For some, Valentine’s Day is about sweeping gestures and declarations of love. That’s why it can come with big expectations and even bigger pressures that set up couples for trouble. In our quest to hit a romantic grand slam on this special day, we may try to find the perfect gift, reserve a table for two at a trendy restaurant or throw in an exquisite combination of romantic gestures to make our spouse fall for us all over again. That’s a lot of pressure for a made-up holiday in the dead of winter!
Romantic plans can often end up in disappointment and conflict when the unexpected happens. To avoid these kinds of pitfalls, get on the same page as a couple. Here are three ways you can tame Valentine’s Day tensions and manage expectations:
A few weeks before the big day, talk about your hopes and expectations for the evening. To get the conversations started, ask each other these questions:
- Do we want the evening to be extra special or just a low-key night together?
- Do we want to celebrate on Valentine’s Day or on a day when restaurants are less crowded and chocolate is discounted?
- Do we want to exchange gifts we can afford or splurge on things each of us has always wanted?
- What gestures say, “I love you,” to each of us?
Regardless of how the evening turns out, paving the way ahead of time will help you avoid the potholes that can ruin your time together.
Shift your focus
As Feb. 14 approaches, we’re inundated with romantic images of smiling couples on social media and nonstop TV commercials for fine jewelry, lingerie, floral bouquets and chocolate. The message is that if we really love our spouse, we’ll shower our chosen one with expensive gifts and Hollywood-style romantic gestures.
God’s definition of love is found in 1 Corinthians 13: “Love is patient and kind; love does not envy or boast; it is not arrogant or rude. It does not insist on its own way; it is not irritable or resentful; it does not rejoice at wrongdoing, but rejoices with the truth. Love bears all things, believes all things, hopes all things, endures all things” (verses 4-7).

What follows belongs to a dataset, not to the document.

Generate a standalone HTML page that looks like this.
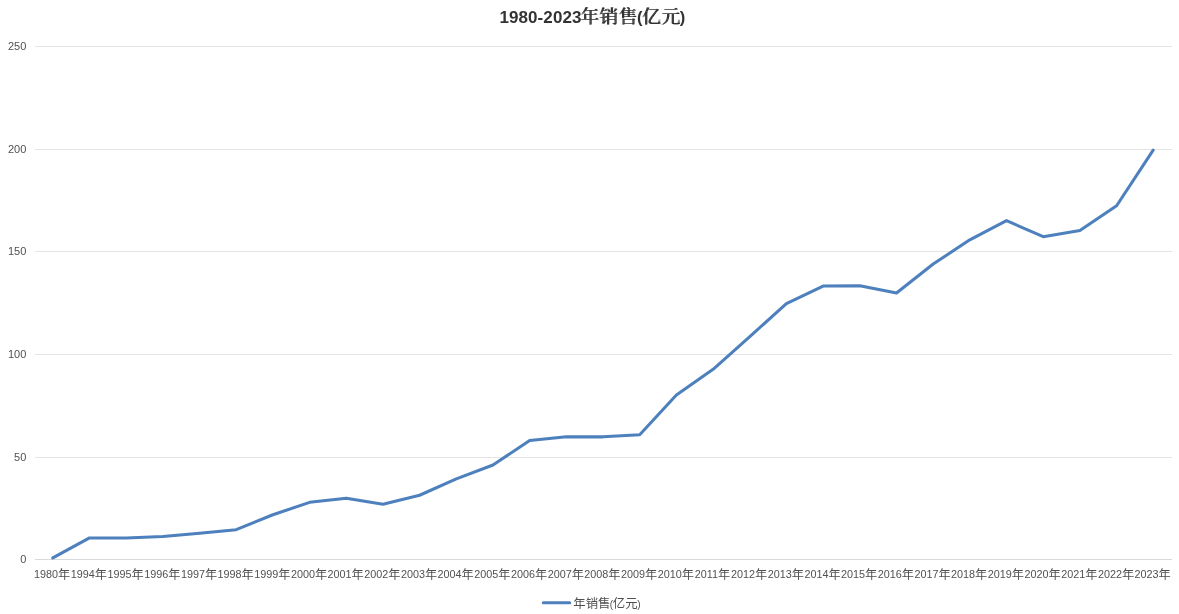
<!DOCTYPE html>
<html lang="zh-CN">
<head>
<meta charset="utf-8">
<title>1980-2023年销售(亿元)</title>
<style>
html,body{margin:0;padding:0;background:#fff;}
body{width:1179px;height:614px;overflow:hidden;}
svg{display:block;}
.lat{font-family:"Liberation Sans",sans-serif;}
.cjk{font-family:"Liberation Sans","Noto Sans CJK SC",sans-serif;}
.ser{font-family:"Liberation Serif","Noto Serif CJK SC",serif;}
</style>
</head>
<body>
<svg width="1179" height="614" viewBox="0 0 1179 614">
<rect width="1179" height="614" fill="#ffffff"/>

<g stroke="#e4e4e4" stroke-width="1" shape-rendering="crispEdges">
<line x1="35" y1="46.5" x2="1172" y2="46.5"/>
<line x1="35" y1="149.5" x2="1172" y2="149.5"/>
<line x1="35" y1="251.5" x2="1172" y2="251.5"/>
<line x1="35" y1="354.5" x2="1172" y2="354.5"/>
<line x1="35" y1="457.5" x2="1172" y2="457.5"/>
</g>
<line x1="35" y1="559.5" x2="1172" y2="559.5" stroke="#d9d9d9" stroke-width="1" shape-rendering="crispEdges"/>
<defs><filter id="fb" x="-5%" y="-10%" width="110%" height="120%"><feOffset in="SourceGraphic" dx="1" dy="0" result="o"/><feMerge><feMergeNode in="SourceGraphic"/><feMergeNode in="o"/></feMerge></filter></defs>
<g fill="#333333">
<text class="lat" x="499.4" y="22.7" font-weight="bold" font-size="17px" letter-spacing="0.1">1980-2023</text>
<text class="ser" x="579.9" y="22.7" font-size="18.67px" font-weight="400" letter-spacing="0.5" filter="url(#fb)">年销售</text>
<text class="lat" x="637.0" y="22.7" font-weight="bold" font-size="16.5px">(</text>
<text class="ser" x="641.8" y="22.7" font-size="18.67px" font-weight="400" letter-spacing="0.5" filter="url(#fb)">亿元</text>
<text class="lat" x="679.8" y="22.7" font-weight="bold" font-size="16.5px">)</text>
</g>
<g class="lat" font-size="11px" fill="#505050" text-anchor="end">
<text x="26.3" y="50.1">250</text>
<text x="26.3" y="153.1">200</text>
<text x="26.3" y="255.1">150</text>
<text x="26.3" y="358.1">100</text>
<text x="26.3" y="461.1">50</text>
<text x="26.3" y="563.1">0</text>
</g>
<g fill="#505050" text-anchor="middle">
<text x="52.2" y="577.7"><tspan class="lat" font-size="10.8px">1980</tspan><tspan class="cjk" font-size="12.2px" dy="1.3">年</tspan></text>
<text x="88.9" y="577.7"><tspan class="lat" font-size="10.8px">1994</tspan><tspan class="cjk" font-size="12.2px" dy="1.3">年</tspan></text>
<text x="125.6" y="577.7"><tspan class="lat" font-size="10.8px">1995</tspan><tspan class="cjk" font-size="12.2px" dy="1.3">年</tspan></text>
<text x="162.3" y="577.7"><tspan class="lat" font-size="10.8px">1996</tspan><tspan class="cjk" font-size="12.2px" dy="1.3">年</tspan></text>
<text x="199.0" y="577.7"><tspan class="lat" font-size="10.8px">1997</tspan><tspan class="cjk" font-size="12.2px" dy="1.3">年</tspan></text>
<text x="235.6" y="577.7"><tspan class="lat" font-size="10.8px">1998</tspan><tspan class="cjk" font-size="12.2px" dy="1.3">年</tspan></text>
<text x="272.3" y="577.7"><tspan class="lat" font-size="10.8px">1999</tspan><tspan class="cjk" font-size="12.2px" dy="1.3">年</tspan></text>
<text x="309.0" y="577.7"><tspan class="lat" font-size="10.8px">2000</tspan><tspan class="cjk" font-size="12.2px" dy="1.3">年</tspan></text>
<text x="345.7" y="577.7"><tspan class="lat" font-size="10.8px">2001</tspan><tspan class="cjk" font-size="12.2px" dy="1.3">年</tspan></text>
<text x="382.4" y="577.7"><tspan class="lat" font-size="10.8px">2002</tspan><tspan class="cjk" font-size="12.2px" dy="1.3">年</tspan></text>
<text x="419.0" y="577.7"><tspan class="lat" font-size="10.8px">2003</tspan><tspan class="cjk" font-size="12.2px" dy="1.3">年</tspan></text>
<text x="455.7" y="577.7"><tspan class="lat" font-size="10.8px">2004</tspan><tspan class="cjk" font-size="12.2px" dy="1.3">年</tspan></text>
<text x="492.4" y="577.7"><tspan class="lat" font-size="10.8px">2005</tspan><tspan class="cjk" font-size="12.2px" dy="1.3">年</tspan></text>
<text x="529.1" y="577.7"><tspan class="lat" font-size="10.8px">2006</tspan><tspan class="cjk" font-size="12.2px" dy="1.3">年</tspan></text>
<text x="565.8" y="577.7"><tspan class="lat" font-size="10.8px">2007</tspan><tspan class="cjk" font-size="12.2px" dy="1.3">年</tspan></text>
<text x="602.4" y="577.7"><tspan class="lat" font-size="10.8px">2008</tspan><tspan class="cjk" font-size="12.2px" dy="1.3">年</tspan></text>
<text x="639.1" y="577.7"><tspan class="lat" font-size="10.8px">2009</tspan><tspan class="cjk" font-size="12.2px" dy="1.3">年</tspan></text>
<text x="675.8" y="577.7"><tspan class="lat" font-size="10.8px">2010</tspan><tspan class="cjk" font-size="12.2px" dy="1.3">年</tspan></text>
<text x="712.5" y="577.7"><tspan class="lat" font-size="10.8px">2011</tspan><tspan class="cjk" font-size="12.2px" dy="1.3">年</tspan></text>
<text x="749.2" y="577.7"><tspan class="lat" font-size="10.8px">2012</tspan><tspan class="cjk" font-size="12.2px" dy="1.3">年</tspan></text>
<text x="785.8" y="577.7"><tspan class="lat" font-size="10.8px">2013</tspan><tspan class="cjk" font-size="12.2px" dy="1.3">年</tspan></text>
<text x="822.5" y="577.7"><tspan class="lat" font-size="10.8px">2014</tspan><tspan class="cjk" font-size="12.2px" dy="1.3">年</tspan></text>
<text x="859.2" y="577.7"><tspan class="lat" font-size="10.8px">2015</tspan><tspan class="cjk" font-size="12.2px" dy="1.3">年</tspan></text>
<text x="895.9" y="577.7"><tspan class="lat" font-size="10.8px">2016</tspan><tspan class="cjk" font-size="12.2px" dy="1.3">年</tspan></text>
<text x="932.6" y="577.7"><tspan class="lat" font-size="10.8px">2017</tspan><tspan class="cjk" font-size="12.2px" dy="1.3">年</tspan></text>
<text x="969.2" y="577.7"><tspan class="lat" font-size="10.8px">2018</tspan><tspan class="cjk" font-size="12.2px" dy="1.3">年</tspan></text>
<text x="1005.9" y="577.7"><tspan class="lat" font-size="10.8px">2019</tspan><tspan class="cjk" font-size="12.2px" dy="1.3">年</tspan></text>
<text x="1042.6" y="577.7"><tspan class="lat" font-size="10.8px">2020</tspan><tspan class="cjk" font-size="12.2px" dy="1.3">年</tspan></text>
<text x="1079.3" y="577.7"><tspan class="lat" font-size="10.8px">2021</tspan><tspan class="cjk" font-size="12.2px" dy="1.3">年</tspan></text>
<text x="1116.0" y="577.7"><tspan class="lat" font-size="10.8px">2022</tspan><tspan class="cjk" font-size="12.2px" dy="1.3">年</tspan></text>
<text x="1152.6" y="577.7"><tspan class="lat" font-size="10.8px">2023</tspan><tspan class="cjk" font-size="12.2px" dy="1.3">年</tspan></text>
</g>
<polyline fill="none" stroke="#4d80bc" stroke-width="3.05" stroke-linecap="round" stroke-linejoin="round" points="52.8,557.95 89.5,537.95 126.2,537.95 162.9,536.55 199.6,533.15 236.2,529.65 272.9,514.75 309.6,502.35 346.3,498.15 383.0,504.15 419.6,495.25 456.3,478.85 493.0,465.05 529.7,440.45 566.4,436.75 603.0,436.85 639.7,434.75 676.4,395.05 713.1,369.35 749.8,336.65 786.4,303.55 823.1,286.05 859.8,285.75 896.5,292.95 933.2,264.05 969.8,239.85 1006.5,220.65 1043.2,236.65 1079.9,230.45 1116.6,205.75 1153.2,150.15"/>
<line x1="543.3" y1="602.8" x2="569.7" y2="602.8" stroke="#4d80bc" stroke-width="3.1" stroke-linecap="round"/>
<text x="573.3" y="608.2" fill="#505050"><tspan class="cjk" font-size="12.4px">年销售</tspan><tspan class="lat" font-size="10px" dx="-0.6">(</tspan><tspan class="cjk" font-size="12.4px" dx="-0.4">亿元</tspan><tspan class="lat" font-size="10px" dx="-0.3">)</tspan></text>
</svg>
</body>
</html>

The world promotes a warped definition of love that focuses on external beauty and worth rather than the inner qualities God values most. Shifting your focus from the world’s distorted view to God’s perspective can help neutralize the Valentine’s Day pressures so you can enjoy time with your spouse.
Simplify your celebration
There are many practical ways to simplify your celebration so it’s more meaningful and less hectic. Here are some ideas:
- Celebrate on a different day.
- Set guidelines for gift-giving.
- Let go of perfectionism and unrealistic expectations.
- Stay off social media and tune out TV commercials.
- Prepare for child care in advance.
- Plan an activity you both enjoy.
- List the qualities you love about each other. Then share them on the day you celebrate.
Above all, keep in mind that the quality of your relationship isn’t measured by the outcome of one day. Don’t let ruined dinners and soiled carpets distract you from what really matters. And whatever you end up doing to celebrate Valentine’s Day, do it with love and for your spouse.